Direction:
Gather all lines in the entries below that include the word "this".

Records provided:

==========

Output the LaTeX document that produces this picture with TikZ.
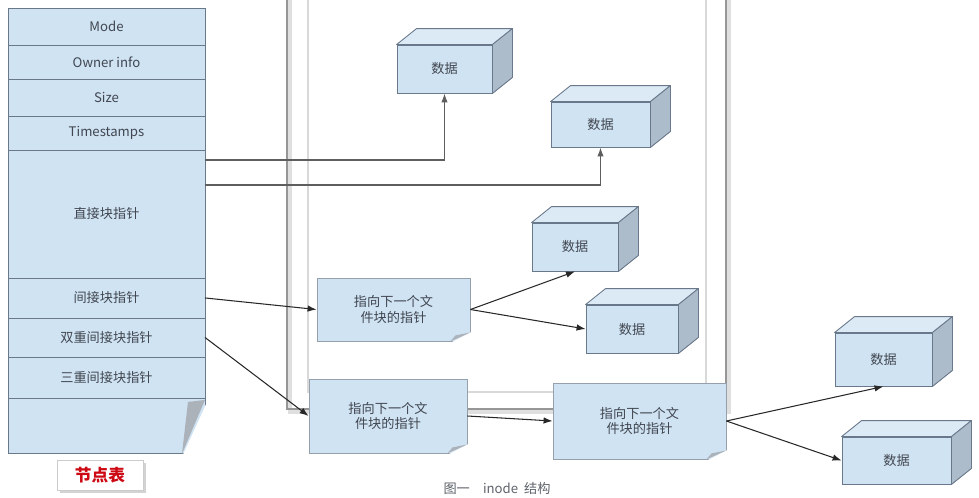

==========

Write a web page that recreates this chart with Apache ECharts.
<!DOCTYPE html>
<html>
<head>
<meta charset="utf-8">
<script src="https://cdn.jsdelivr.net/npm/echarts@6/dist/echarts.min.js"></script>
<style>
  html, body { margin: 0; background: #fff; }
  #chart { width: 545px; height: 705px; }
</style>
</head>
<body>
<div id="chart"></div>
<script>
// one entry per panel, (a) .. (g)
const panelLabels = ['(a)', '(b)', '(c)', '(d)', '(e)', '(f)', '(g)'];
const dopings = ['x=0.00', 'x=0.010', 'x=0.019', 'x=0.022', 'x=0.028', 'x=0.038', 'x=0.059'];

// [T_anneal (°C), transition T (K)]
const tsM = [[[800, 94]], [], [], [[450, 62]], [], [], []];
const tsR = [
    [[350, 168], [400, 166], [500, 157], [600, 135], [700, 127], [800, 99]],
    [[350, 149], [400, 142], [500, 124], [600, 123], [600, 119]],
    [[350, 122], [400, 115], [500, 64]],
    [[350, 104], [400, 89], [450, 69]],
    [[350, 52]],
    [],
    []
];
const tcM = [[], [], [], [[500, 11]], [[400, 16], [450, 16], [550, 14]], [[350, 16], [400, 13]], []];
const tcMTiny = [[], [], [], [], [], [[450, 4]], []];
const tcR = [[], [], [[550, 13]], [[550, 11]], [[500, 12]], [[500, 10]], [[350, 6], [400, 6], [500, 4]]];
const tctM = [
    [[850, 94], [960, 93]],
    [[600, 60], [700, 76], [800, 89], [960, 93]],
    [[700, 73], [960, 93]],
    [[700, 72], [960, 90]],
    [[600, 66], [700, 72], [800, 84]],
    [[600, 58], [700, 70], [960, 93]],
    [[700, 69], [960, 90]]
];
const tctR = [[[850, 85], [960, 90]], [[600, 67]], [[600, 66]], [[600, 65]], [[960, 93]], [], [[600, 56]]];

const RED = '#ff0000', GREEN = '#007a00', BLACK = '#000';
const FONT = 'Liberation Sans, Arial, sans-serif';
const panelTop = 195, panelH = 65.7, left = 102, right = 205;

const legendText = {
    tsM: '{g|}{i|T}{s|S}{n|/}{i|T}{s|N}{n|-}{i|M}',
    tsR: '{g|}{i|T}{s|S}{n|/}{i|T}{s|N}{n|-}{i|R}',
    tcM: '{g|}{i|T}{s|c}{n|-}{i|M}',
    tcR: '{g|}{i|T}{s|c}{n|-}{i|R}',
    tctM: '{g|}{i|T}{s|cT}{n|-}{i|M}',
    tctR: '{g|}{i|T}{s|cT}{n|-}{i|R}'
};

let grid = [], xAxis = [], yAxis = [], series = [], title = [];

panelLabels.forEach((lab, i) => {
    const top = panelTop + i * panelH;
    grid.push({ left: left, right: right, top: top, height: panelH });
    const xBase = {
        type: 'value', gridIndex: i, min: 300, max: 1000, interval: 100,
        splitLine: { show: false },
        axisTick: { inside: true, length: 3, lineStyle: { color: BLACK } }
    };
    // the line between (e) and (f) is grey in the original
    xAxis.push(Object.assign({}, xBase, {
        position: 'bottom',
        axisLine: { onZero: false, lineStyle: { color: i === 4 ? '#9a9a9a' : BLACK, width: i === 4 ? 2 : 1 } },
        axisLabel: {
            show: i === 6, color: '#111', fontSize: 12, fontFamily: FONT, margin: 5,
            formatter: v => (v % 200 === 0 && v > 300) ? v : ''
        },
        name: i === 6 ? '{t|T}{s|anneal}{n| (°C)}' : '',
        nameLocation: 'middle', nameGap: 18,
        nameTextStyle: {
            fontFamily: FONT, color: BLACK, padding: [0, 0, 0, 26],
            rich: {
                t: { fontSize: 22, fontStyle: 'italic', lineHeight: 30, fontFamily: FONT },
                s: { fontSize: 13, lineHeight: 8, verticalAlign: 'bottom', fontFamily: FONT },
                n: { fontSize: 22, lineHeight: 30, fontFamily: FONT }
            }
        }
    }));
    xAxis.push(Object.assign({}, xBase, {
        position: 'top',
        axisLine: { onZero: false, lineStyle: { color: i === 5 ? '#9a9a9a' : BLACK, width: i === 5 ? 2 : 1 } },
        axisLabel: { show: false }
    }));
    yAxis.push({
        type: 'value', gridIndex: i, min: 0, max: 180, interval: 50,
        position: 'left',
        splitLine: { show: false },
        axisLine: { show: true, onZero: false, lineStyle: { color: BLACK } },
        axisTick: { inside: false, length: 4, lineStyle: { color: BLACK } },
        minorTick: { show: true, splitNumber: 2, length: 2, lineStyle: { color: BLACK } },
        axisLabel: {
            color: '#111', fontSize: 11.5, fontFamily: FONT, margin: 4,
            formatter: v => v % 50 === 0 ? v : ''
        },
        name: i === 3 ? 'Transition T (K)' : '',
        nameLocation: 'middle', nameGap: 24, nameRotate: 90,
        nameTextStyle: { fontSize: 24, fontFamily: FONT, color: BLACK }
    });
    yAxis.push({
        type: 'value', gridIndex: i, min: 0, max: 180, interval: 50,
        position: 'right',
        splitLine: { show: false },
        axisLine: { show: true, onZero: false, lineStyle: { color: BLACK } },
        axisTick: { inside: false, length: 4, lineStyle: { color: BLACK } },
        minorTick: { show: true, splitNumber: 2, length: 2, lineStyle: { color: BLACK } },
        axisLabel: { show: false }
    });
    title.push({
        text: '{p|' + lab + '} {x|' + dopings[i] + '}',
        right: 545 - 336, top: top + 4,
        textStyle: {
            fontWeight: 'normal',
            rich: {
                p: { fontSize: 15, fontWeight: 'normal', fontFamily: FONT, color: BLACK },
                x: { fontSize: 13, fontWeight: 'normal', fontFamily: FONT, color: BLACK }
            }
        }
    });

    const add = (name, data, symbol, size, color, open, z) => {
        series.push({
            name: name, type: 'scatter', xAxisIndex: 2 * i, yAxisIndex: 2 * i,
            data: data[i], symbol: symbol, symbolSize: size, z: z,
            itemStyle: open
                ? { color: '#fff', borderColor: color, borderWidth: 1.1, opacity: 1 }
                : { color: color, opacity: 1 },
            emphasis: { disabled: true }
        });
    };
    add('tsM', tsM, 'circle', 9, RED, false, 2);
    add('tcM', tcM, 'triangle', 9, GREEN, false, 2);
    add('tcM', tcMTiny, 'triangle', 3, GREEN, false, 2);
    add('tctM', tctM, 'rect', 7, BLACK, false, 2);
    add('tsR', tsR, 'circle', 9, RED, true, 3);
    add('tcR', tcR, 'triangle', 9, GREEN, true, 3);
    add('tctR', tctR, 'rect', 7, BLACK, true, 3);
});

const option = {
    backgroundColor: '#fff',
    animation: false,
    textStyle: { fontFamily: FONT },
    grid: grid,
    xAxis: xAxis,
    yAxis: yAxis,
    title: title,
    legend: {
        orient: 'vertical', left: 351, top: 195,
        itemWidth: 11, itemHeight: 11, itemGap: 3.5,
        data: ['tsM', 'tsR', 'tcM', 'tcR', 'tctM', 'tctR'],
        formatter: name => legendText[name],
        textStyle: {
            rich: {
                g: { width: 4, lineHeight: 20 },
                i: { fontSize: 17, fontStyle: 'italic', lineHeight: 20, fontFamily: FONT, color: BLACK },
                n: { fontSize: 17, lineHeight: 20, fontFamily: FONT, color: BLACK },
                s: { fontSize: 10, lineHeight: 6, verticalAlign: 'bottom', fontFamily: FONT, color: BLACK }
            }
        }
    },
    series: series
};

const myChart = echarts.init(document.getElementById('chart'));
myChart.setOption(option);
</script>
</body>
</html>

==========

Worked answer:
Output the LaTeX document that produces this picture with TikZ.
Write a web page that recreates this chart with Apache ECharts.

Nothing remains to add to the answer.